** Collected data **

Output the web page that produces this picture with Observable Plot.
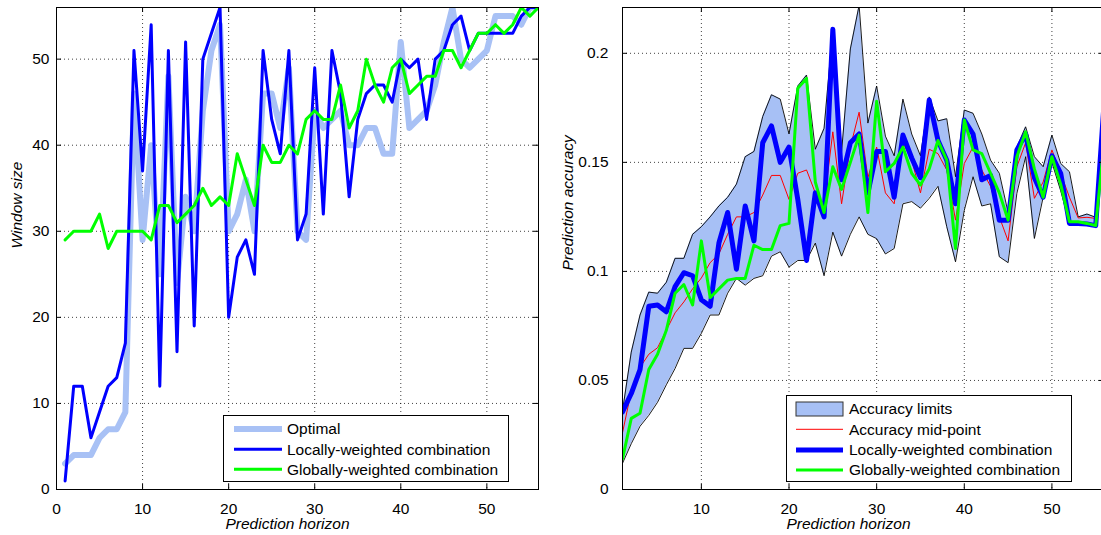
<!DOCTYPE html>
<html><head><meta charset="utf-8">
<script src="https://cdn.jsdelivr.net/npm/d3@7"></script>
<script src="https://cdn.jsdelivr.net/npm/@observablehq/plot@0.6"></script>
<style>
html,body{margin:0;padding:0;background:#fff;overflow:hidden;}
#wrap{position:relative;width:1101px;height:535px;overflow:hidden;background:#fff;}
#left{position:absolute;left:0;top:0;width:545px;height:535px;}
#right{position:absolute;left:560px;top:0;width:545px;height:535px;}
#legend{position:absolute;left:0;top:0;pointer-events:none;}
#wrap svg{max-width:none !important;}
</style></head>
<body><div id="wrap"><div id="left"></div><div id="right"></div><svg id="legend" width="1101" height="535"></svg></div>
<script>
// ---------- data ----------
const horizon = d3.range(1, 57);

// left panel: window size
const leftOptimal = [3,4,4,4,6,7,7,9,46,29, 40,25,48,24,34,30,44,51,54,30, 32,36,30,46,46,42,49,30,29,44,
  42,43,44,40,40,42,42,39,39,52, 42,43,44,47,52,56,50,49,50,51, 55,55,55,54,56,56];
const leftLocal = [1,12,12,6,9,12,13,17,51,37, 54,12,51,16,52,19,50,53,56,20, 27,29,25,51,43,39,51,29,32,49,
  32,51,46,34,43,46,47,47,45,50, 49,50,43,50,51,54,55,51,53,53, 53,53,53,55,56,56];
const leftGlobal = [29,30,30,30,32,28,30,30,30,30, 29,33,33,31,32,33,35,33,34,33, 39,36,33,40,38,38,40,39,43,44,
  43,43,47,42,44,50,47,45,49,50, 46,47,48,48,51,51,49,51,53,53, 54,53,54,56,55,56];

// right panel: prediction accuracy
const accUpper = [0.036,0.063,0.080,0.0905,0.090,0.095,0.106,0.106,0.117,0.1205,
  0.125,0.130,0.134,0.140,0.1526,0.155,0.171,0.181,0.179,0.163,
  0.185,0.190,0.156,0.1656,0.211,0.155,0.202,0.222,0.168,0.185,
  0.162,0.153,0.179,0.163,0.153,0.180,0.169,0.170,0.1434,0.174,
  0.1725,0.163,0.151,0.145,0.127,0.157,0.1663,0.1526,0.148,0.1625,
  0.1495,0.1457,0.125,0.1263,0.1248,0.182];
const accLower = [0.012,0.021,0.029,0.034,0.040,0.048,0.0555,0.0647,0.0647,0.0716,
  0.080,0.080,0.090,0.0968,0.0937,0.0968,0.098,0.107,0.109,0.102,
  0.105,0.105,0.113,0.098,0.118,0.107,0.117,0.125,0.117,0.115,
  0.108,0.1105,0.131,0.132,0.129,0.1335,0.139,0.1205,0.1044,0.128,
  0.1434,0.130,0.131,0.1067,0.104,0.1358,0.1526,0.1151,0.134,0.150,
  0.137,0.122,0.122,0.122,0.121,0.158];
const accMid = [0.026,0.045,0.056,0.062,0.065,0.073,0.081,0.086,0.092,0.097,
  0.104,0.108,0.117,0.125,0.125,0.127,0.135,0.144,0.144,0.133,
  0.145,0.1465,0.136,0.131,0.164,0.131,0.157,0.173,0.143,0.157,
  0.136,0.131,0.159,0.151,0.136,0.156,0.154,0.1465,0.1235,0.1495,
  0.157,0.1465,0.139,0.125,0.114,0.148,0.159,0.1335,0.141,0.1557,
  0.145,0.134,0.1245,0.1248,0.1243,0.170];
const accLocal = [0.0356,0.044,0.055,0.084,0.0846,0.0815,0.093,0.0994,0.098,0.087,
  0.084,0.113,0.127,0.101,0.130,0.114,0.159,0.1667,0.150,0.157,
  0.133,0.105,0.136,0.125,0.211,0.142,0.159,0.163,0.136,0.155,
  0.155,0.134,0.1625,0.152,0.143,0.1786,0.160,0.151,0.131,0.1694,
  0.163,0.142,0.144,0.1235,0.1235,0.1557,0.163,0.143,0.134,0.153,
  0.145,0.122,0.122,0.1217,0.121,0.180];
const accGlobal = [0.014,0.0326,0.035,0.055,0.062,0.073,0.090,0.094,0.0846,0.114,
  0.088,0.092,0.096,0.0968,0.0968,0.112,0.110,0.110,0.121,0.122,
  0.184,0.1885,0.141,0.127,0.148,0.1376,0.150,0.1625,0.127,0.178,
  0.1457,0.1495,0.157,0.145,0.1396,0.147,0.160,0.151,0.1105,0.1694,
  0.1557,0.154,0.145,0.136,0.1235,0.1526,0.164,0.147,0.134,0.1526,
  0.140,0.1228,0.1228,0.122,0.121,0.161];

// ticks & labels
const leftXTicks = [0,10,20,30,40,50];
const leftYTicks = [0,10,20,30,40,50];
const rightXTicks = [10,20,30,40,50];
const rightYTicks = [0,0.05,0.1,0.15,0.2];
const xTitle = "Prediction horizon";
const leftYTitle = "Window size";
const rightYTitle = "Prediction accuracy";
const leftLegend = ["Optimal", "Locally-weighted combination", "Globally-weighted combination"];
const rightLegend = ["Accuracy limits", "Accuracy mid-point", "Locally-weighted combination", "Globally-weighted combination"];

// ---------- styles ----------
const FONT = "'Liberation Sans', Arial, Helvetica, sans-serif";
const FS = 15.5;
const C_OPT = "#a8c1f5", C_BAND = "#a7c0f5", C_BLUE = "#0000ff", C_GREEN = "#00ff00", C_RED = "#ff0000";
const gridStyle = {stroke: "#000", strokeOpacity: 0.75, strokeDasharray: "1,3", strokeWidth: 1};
const plotStyle = {fontFamily: FONT, fontSize: FS + "px", color: "#000", background: "transparent", overflow: "visible", maxWidth: "none"};

function inwardTicks(xt, yt, xd, yd, pxW, pxH) {
  const lx = (xd[1] - xd[0]) * 5 / pxW, ly = (yd[1] - yd[0]) * 5 / pxH;
  return [
    Plot.ruleX(xt, {x: d => d, y1: yd[0], y2: yd[0] + ly, stroke: "#000"}),
    Plot.ruleX(xt, {x: d => d, y1: yd[1] - ly, y2: yd[1], stroke: "#000"}),
    Plot.ruleY(yt, {y: d => d, x1: xd[0], x2: xd[0] + lx, stroke: "#000"}),
    Plot.ruleY(yt, {y: d => d, x1: xd[1] - lx, x2: xd[1], stroke: "#000"})
  ];
}

// ---------- left plot ----------
const lxd = [0, 56], lyd = [0, 56];
const left = Plot.plot({
  width: 545, height: 535, marginLeft: 56, marginRight: 7, marginTop: 7, marginBottom: 46,
  style: plotStyle,
  x: {domain: lxd}, y: {domain: lyd},
  marks: [
    Plot.gridX({ticks: leftXTicks, ...gridStyle}),
    Plot.gridY({ticks: leftYTicks, ...gridStyle}),
    Plot.line(horizon, {x: horizon, y: leftOptimal, stroke: C_OPT, strokeWidth: 6, clip: true}),
    Plot.line(horizon, {x: horizon, y: leftLocal, stroke: C_BLUE, strokeWidth: 3, clip: true}),
    Plot.line(horizon, {x: horizon, y: leftGlobal, stroke: C_GREEN, strokeWidth: 3, clip: true}),
    ...inwardTicks(leftXTicks, leftYTicks, lxd, lyd, 482, 482),
    Plot.frame({stroke: "#000", strokeWidth: 1}),
    Plot.axisX({ticks: leftXTicks, tickSize: 0, tickPadding: 13, label: null}),
    Plot.axisY({ticks: leftYTicks, tickSize: 0, tickPadding: 7, label: null}),
    Plot.text([xTitle], {text: d => d, frameAnchor: "bottom", dy: 39, dx: -10, fontStyle: "italic"}),
    Plot.text([leftYTitle], {text: d => d, frameAnchor: "left", rotate: -90, dx: -39, fontStyle: "italic"})
  ]
});
document.getElementById("left").appendChild(left);

// ---------- right plot ----------
const rxd = [1, 56], ryd = [0, 0.221];
const right = Plot.plot({
  width: 545, height: 535, marginLeft: 62, marginRight: 1, marginTop: 7, marginBottom: 46,
  style: plotStyle,
  x: {domain: rxd}, y: {domain: ryd},
  marks: [
    Plot.gridX({ticks: rightXTicks, ...gridStyle}),
    Plot.gridY({ticks: rightYTicks, ...gridStyle}),
    Plot.areaY(horizon, {x: horizon, y1: accLower, y2: accUpper, fill: C_BAND, clip: true}),
    Plot.line(horizon, {x: horizon, y: accUpper, stroke: "#000", strokeWidth: 0.9, clip: true}),
    Plot.line(horizon, {x: horizon, y: accLower, stroke: "#000", strokeWidth: 0.9, clip: true}),
    Plot.line(horizon, {x: horizon, y: accMid, stroke: C_RED, strokeWidth: 1, clip: true}),
    Plot.line(horizon, {x: horizon, y: accLocal, stroke: C_BLUE, strokeWidth: 5, clip: true}),
    Plot.line(horizon, {x: horizon, y: accGlobal, stroke: C_GREEN, strokeWidth: 3, clip: true}),
    ...inwardTicks(rightXTicks, rightYTicks, rxd, ryd, 482, 482),
    Plot.frame({stroke: "#000", strokeWidth: 1}),
    Plot.axisX({ticks: rightXTicks, tickSize: 0, tickPadding: 13, label: null}),
    Plot.axisY({ticks: rightYTicks, tickSize: 0, tickPadding: 14, label: null, tickFormat: d => String(d)}),
    Plot.text([xTitle], {text: d => d, frameAnchor: "bottom", dy: 39, dx: -15, fontStyle: "italic"}),
    Plot.text([rightYTitle], {text: d => d, frameAnchor: "left", rotate: -90, dx: -54, dy: 22, fontStyle: "italic"})
  ]
});
document.getElementById("right").appendChild(right);

// ---------- legends ----------
const lg = d3.select("#legend").style("font-family", FONT).style("font-size", FS + "px");
function legendBox(x, y, w, h) {
  lg.append("rect").attr("x", x + 0.5).attr("y", y + 0.5).attr("width", w).attr("height", h)
    .attr("fill", "#fff").attr("stroke", "#000").attr("stroke-width", 1);
}
function legendText(x, y, t) {
  lg.append("text").attr("x", x).attr("y", y).attr("dy", "0.35em").attr("fill", "#000").text(t);
}
function legendLine(x1, x2, y, color, w) {
  lg.append("line").attr("x1", x1).attr("x2", x2).attr("y1", y).attr("y2", y)
    .attr("stroke", color).attr("stroke-width", w);
}
// left legend
legendBox(223, 415, 285, 66);
const lRows = [429, 449.3, 469.3];
const lStyles = [[C_OPT, 6], [C_BLUE, 3], [C_GREEN, 3]];
leftLegend.forEach((t, i) => {
  legendLine(234, 282, lRows[i], lStyles[i][0], lStyles[i][1]);
  legendText(287, lRows[i], t);
});
// right legend
legendBox(786, 395, 285, 86);
const rRows = [409, 429.3, 450, 470];
lg.append("rect").attr("x", 796).attr("y", 402).attr("width", 47).attr("height", 14)
  .attr("fill", C_BAND).attr("stroke", "#333").attr("stroke-width", 1);
const rStyles = [null, [C_RED, 1], [C_BLUE, 5], [C_GREEN, 3]];
rightLegend.forEach((t, i) => {
  if (rStyles[i]) legendLine(796, 843, rRows[i], rStyles[i][0], rStyles[i][1]);
  legendText(849, rRows[i], t);
});
</script></body></html>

** The exercise **
From the first line above through the line containing "const horizon = d3.range(1, 57);", copy everything exactly, without the pictures.

** Full solution **
Output the web page that produces this picture with Observable Plot.
<!DOCTYPE html>
<html><head><meta charset="utf-8">
<script src="https://cdn.jsdelivr.net/npm/d3@7"></script>
<script src="https://cdn.jsdelivr.net/npm/@observablehq/plot@0.6"></script>
<style>
html,body{margin:0;padding:0;background:#fff;overflow:hidden;}
#wrap{position:relative;width:1101px;height:535px;overflow:hidden;background:#fff;}
#left{position:absolute;left:0;top:0;width:545px;height:535px;}
#right{position:absolute;left:560px;top:0;width:545px;height:535px;}
#legend{position:absolute;left:0;top:0;pointer-events:none;}
#wrap svg{max-width:none !important;}
</style></head>
<body><div id="wrap"><div id="left"></div><div id="right"></div><svg id="legend" width="1101" height="535"></svg></div>
<script>
// ---------- data ----------
const horizon = d3.range(1, 57);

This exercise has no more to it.